Let's break down the moves:
Move 1: Your Goal - Isolate That Variable
Just like an equation. Add, subtract, multiply, divide – whatever it takes to get 'x' alone. Treat the inequality sign like an equal sign... until you do that specific negative thing.
Move 2: The Golden Rule - Flipping the Sign
Here's where things change. Let's say you have: -3x > 12 You need to divide both sides by -3 to solve for 'x'. Because you're dividing by a negative, you MUST flip the inequality sign. -3x / -3 < 12 / -3 x < -4 See that? The 'greater than' (>) became 'less than' (<). If you forget to flip, you get x > -4, which is dead wrong. Why does this happen? Think about it: Multiplying or dividing by a negative reverses the order on the number line. 5 > 3, but multiply both by -1? -5 < -3. The relationship flips! This is the absolute heart of understanding how to do inequalities correctly.

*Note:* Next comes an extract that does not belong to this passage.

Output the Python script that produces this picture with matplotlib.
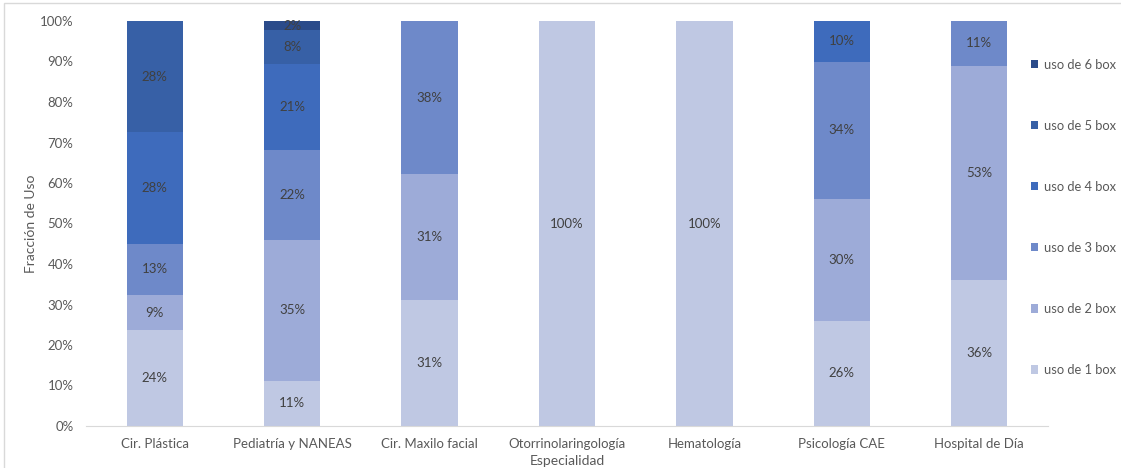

Warning: ONLY flip the sign when you multiply or divide both sides by a negative number. Adding or subtracting negatives? Doesn't flip it. Multiplying/Dividing by a positive? Doesn't flip it. Just negatives for the multiply/divide operations.
Move 3: Combining Like Terms - Clean Up First
Before you start isolating 'x', simplify each side as much as possible. Combine the 'x' terms if they're on the same side, combine the plain number constants. Make it neat.
Example: 4x + 7 - 2x ≤ 15 - 3 Combine the 'x' terms: (4x - 2x) + 7 ≤ 12 Simplify: 2x + 7 ≤ 12 Now you can isolate 'x'.
Move 4: Handling Fractions - Don't Fear Them
Fractions complicate things visually, but the rules are the same. Multiply both sides by the Least Common Denominator (LCD) to eliminate them. Remember the flipping rule applies here too if the LCD is negative (which is rare, but possible).
Example: (1/2)x - 3 ≥ 5 LCD is 2. Multiply EVERY term by 2: 2 * (1/2)x - 2 * 3 ≥ 2 * 5 Simplify: x - 6 ≥ 10 Now solve: x ≥ 16
Beyond the Basics: Compound Inequalities and Absolute Value
Once you're cool with simple inequalities, you'll bump into trickier stuff: two inequalities glued together ("compound") or inequalities with absolute values (those | | bars). Don't sweat it.
Compound Inequalities: Solving Two at Once
These look scary but often split nicely. Like -2 < 3x + 1 ≤ 7. The trick? Do the same operations to all three parts until you isolate 'x' in the middle.
Example: -2 < 3x + 1 ≤ 7 Subtract 1 from all three parts: -2 -1 < 3x +1 -1 ≤ 7 -1 → -3 < 3x ≤ 6 Divide all three parts by 3: -3/3 < 3x/3 ≤ 6/3 → -1 < x ≤ 2 So x is greater than -1 and less than or equal to 2. On a number line, that's from just above -1 up to and including 2.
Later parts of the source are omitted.